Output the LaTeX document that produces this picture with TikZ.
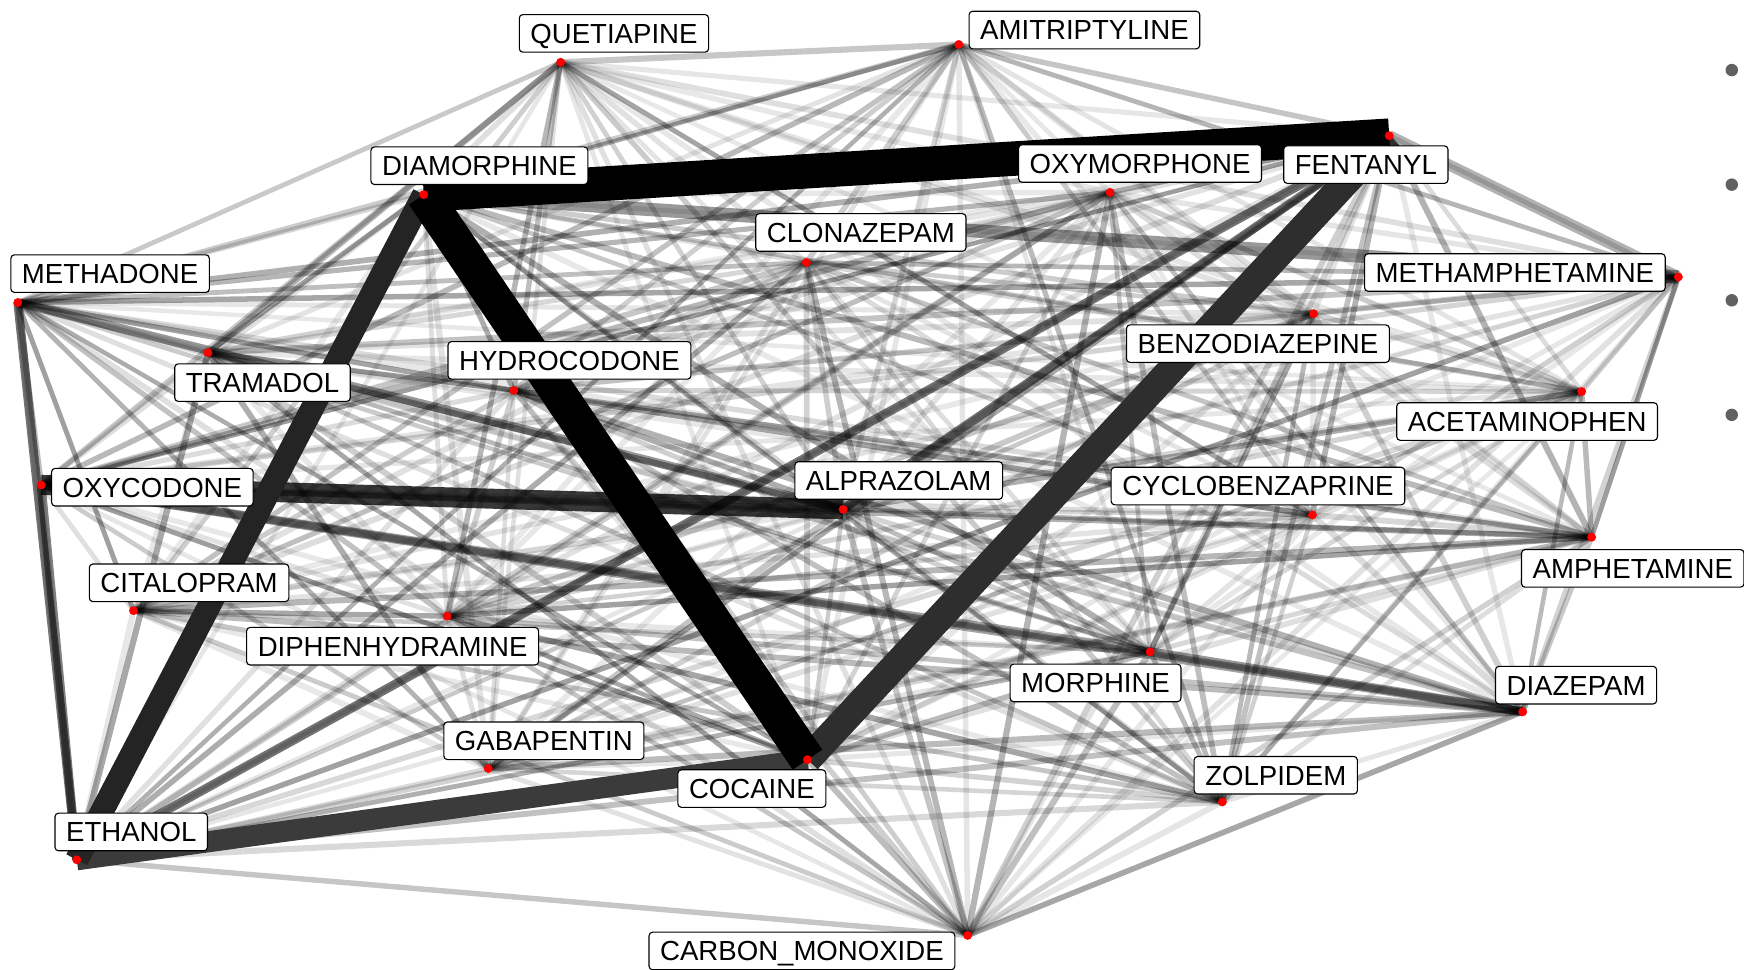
\documentclass[tikz,border=0pt]{standalone}
\usepackage{fontspec}
\setmainfont{Liberation Sans}

\def\drugs{quet,amit,diam,oxym,fent,clon,meth,metham,benzo,tram,hydro,acet,oxyc,alpr,cyclo,amph,cital,diph,morph,diaz,gaba,coca,zolp,etha,carb}

\begin{document}
\begin{tikzpicture}[x=0.5pt,y=-0.5pt,
	drug/.style={draw=black,line width=0.5pt,fill=white,rounded corners=1.6pt,
		inner xsep=5pt,inner ysep=4pt,text height=8.9pt,text depth=0pt,
		font=\fontsize{12.4}{14}\selectfont},
	hit/.style={circle,fill=red,inner sep=0pt,minimum size=4pt},
	keydot/.style={circle,fill=black!62,inner sep=0pt,minimum size=5.6pt},
	tie/.style={draw=black,draw opacity=#1},
	heavy/.style={draw=black!#1}]
	\useasboundingbox (0,0) rectangle (1568,872);
	\coordinate (quet) at (504,56);
	\coordinate (amit) at (862,40);
	\coordinate (diam) at (381,175);
	\coordinate (oxym) at (998,173);
	\coordinate (fent) at (1249,122);
	\coordinate (clon) at (725,236);
	\coordinate (meth) at (16,272);
	\coordinate (metham) at (1509,249);
	\coordinate (benzo) at (1181,282);
	\coordinate (tram) at (187,317);
	\coordinate (hydro) at (462,351);
	\coordinate (acet) at (1422,352);
	\coordinate (oxyc) at (37,436);
	\coordinate (alpr) at (758,458);
	\coordinate (cyclo) at (1180,463);
	\coordinate (amph) at (1431,483);
	\coordinate (cital) at (120,549);
	\coordinate (diph) at (402,554);
	\coordinate (morph) at (1034,586);
	\coordinate (diaz) at (1369,640);
	\coordinate (gaba) at (439,691);
	\coordinate (coca) at (726,683);
	\coordinate (zolp) at (1099,721);
	\coordinate (etha) at (69,773);
	\coordinate (carb) at (870,841);

	\pgfmathsetseed{11}
	\foreach \a [count=\i] in \drugs {
		\foreach \b [count=\j] in \drugs {
			\ifnum\j>\i
				\pgfmathsetmacro\r{rnd}
				\pgfmathsetmacro\op{0.09+0.3*\r*\r}
				\pgfmathsetmacro\lw{2.0+0.8*rnd}
				\draw[tie=\op,line width=\lw pt] (\a) -- (\b);
			\fi
		}
	}

	\path[line width=4pt]
		(oxyc) edge[tie=0.35] (diaz)
		(oxyc) edge[tie=0.35] (morph)
		(meth) edge[tie=0.4] (alpr)
		(morph) edge[tie=0.4] (diaz)
		(fent) edge[tie=0.55] (etha)
			edge[tie=0.55] (alpr)
		(meth) edge[tie=0.55] (etha)
		(oxyc) edge[tie=0.5] (etha);
	\path
		(diam) edge[tie=0.4,line width=6pt] (metham)
		(fent) edge[tie=0.3,line width=5pt] (metham)
		(oxyc) edge[tie=0.78,line width=9pt] (alpr)
		(coca) edge[heavy=77,line width=9.5pt] (etha)
		(fent) edge[heavy=82,line width=12.5pt] (coca)
		(diam) edge[heavy=86,line width=10.5pt] (etha)
		(diam) edge[heavy=100,line width=15.5pt] (fent)
		(diam) edge[heavy=100,line width=16pt] (coca);

	\foreach \a in \drugs
		\node[hit] (\a-dot) at (\a) {};

	\draw (552,30) node [drug] (quet-l) {QUETIAPINE};
	\draw (975,27) node [drug] (amit-l) {AMITRIPTYLINE};
	\draw (431,149) node [drug] (diam-l) {DIAMORPHINE};
	\draw (1025,147) node [drug] (oxym-l) {OXYMORPHONE};
	\draw (1228,148) node [drug] (fent-l) {FENTANYL};
	\draw (774,209) node [drug] (clon-l) {CLONAZEPAM};
	\draw (99,246) node [drug] (meth-l) {METHADONE};
	\draw (1362,245) node [drug] (metham-l) {METHAMPHETAMINE};
	\draw (1131,309) node [drug] (benzo-l) {BENZODIAZEPINE};
	\draw (236,344) node [drug] (tram-l) {TRAMADOL};
	\draw (512,324) node [drug] (hydro-l) {HYDROCODONE};
	\draw (1373,379) node [drug] (acet-l) {ACETAMINOPHEN};
	\draw (137,438) node [drug] (oxyc-l) {OXYCODONE};
	\draw (808,432) node [drug] (alpr-l) {ALPRAZOLAM};
	\draw (1131,437) node [drug] (cyclo-l) {CYCLOBENZAPRINE};
	\draw (1468,511) node [drug] (amph-l) {AMPHETAMINE};
	\draw (170,524) node [drug] (cital-l) {CITALOPRAM};
	\draw (353,581) node [drug] (diph-l) {DIPHENHYDRAMINE};
	\draw (985,614) node [drug] (morph-l) {MORPHINE};
	\draw (1417,616) node [drug] (diaz-l) {DIAZEPAM};
	\draw (489,666) node [drug] (gaba-l) {GABAPENTIN};
	\draw (676,709) node [drug] (coca-l) {COCAINE};
	\draw (1147,697) node [drug] (zolp-l) {ZOLPIDEM};
	\draw (118,748) node [drug] (etha-l) {ETHANOL};
	\draw (721,855) node [drug] (carb-l) {CARBON\_MONOXIDE};

	\node[keydot] (k1) at (1557,63) {};
	\node[keydot] (k2) at (1557,166) {};
	\node[keydot] (k3) at (1557,270) {};
	\node[keydot] (k4) at (1557,373) {};
\end{tikzpicture}
\end{document}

◆ ◆ ◆

• **Given instruction**
From the first line above through the line containing "(carb) at (870,841);", copy everything exactly, without the pictures.

• **Output below**
Output the LaTeX document that produces this picture with TikZ.
\documentclass[tikz,border=0pt]{standalone}
\usepackage{fontspec}
\setmainfont{Liberation Sans}

\def\drugs{quet,amit,diam,oxym,fent,clon,meth,metham,benzo,tram,hydro,acet,oxyc,alpr,cyclo,amph,cital,diph,morph,diaz,gaba,coca,zolp,etha,carb}

\begin{document}
\begin{tikzpicture}[x=0.5pt,y=-0.5pt,
	drug/.style={draw=black,line width=0.5pt,fill=white,rounded corners=1.6pt,
		inner xsep=5pt,inner ysep=4pt,text height=8.9pt,text depth=0pt,
		font=\fontsize{12.4}{14}\selectfont},
	hit/.style={circle,fill=red,inner sep=0pt,minimum size=4pt},
	keydot/.style={circle,fill=black!62,inner sep=0pt,minimum size=5.6pt},
	tie/.style={draw=black,draw opacity=#1},
	heavy/.style={draw=black!#1}]
	\useasboundingbox (0,0) rectangle (1568,872);
	\coordinate (quet) at (504,56);
	\coordinate (amit) at (862,40);
	\coordinate (diam) at (381,175);
	\coordinate (oxym) at (998,173);
	\coordinate (fent) at (1249,122);
	\coordinate (clon) at (725,236);
	\coordinate (meth) at (16,272);
	\coordinate (metham) at (1509,249);
	\coordinate (benzo) at (1181,282);
	\coordinate (tram) at (187,317);
	\coordinate (hydro) at (462,351);
	\coordinate (acet) at (1422,352);
	\coordinate (oxyc) at (37,436);
	\coordinate (alpr) at (758,458);
	\coordinate (cyclo) at (1180,463);
	\coordinate (amph) at (1431,483);
	\coordinate (cital) at (120,549);
	\coordinate (diph) at (402,554);
	\coordinate (morph) at (1034,586);
	\coordinate (diaz) at (1369,640);
	\coordinate (gaba) at (439,691);
	\coordinate (coca) at (726,683);
	\coordinate (zolp) at (1099,721);
	\coordinate (etha) at (69,773);
	\coordinate (carb) at (870,841);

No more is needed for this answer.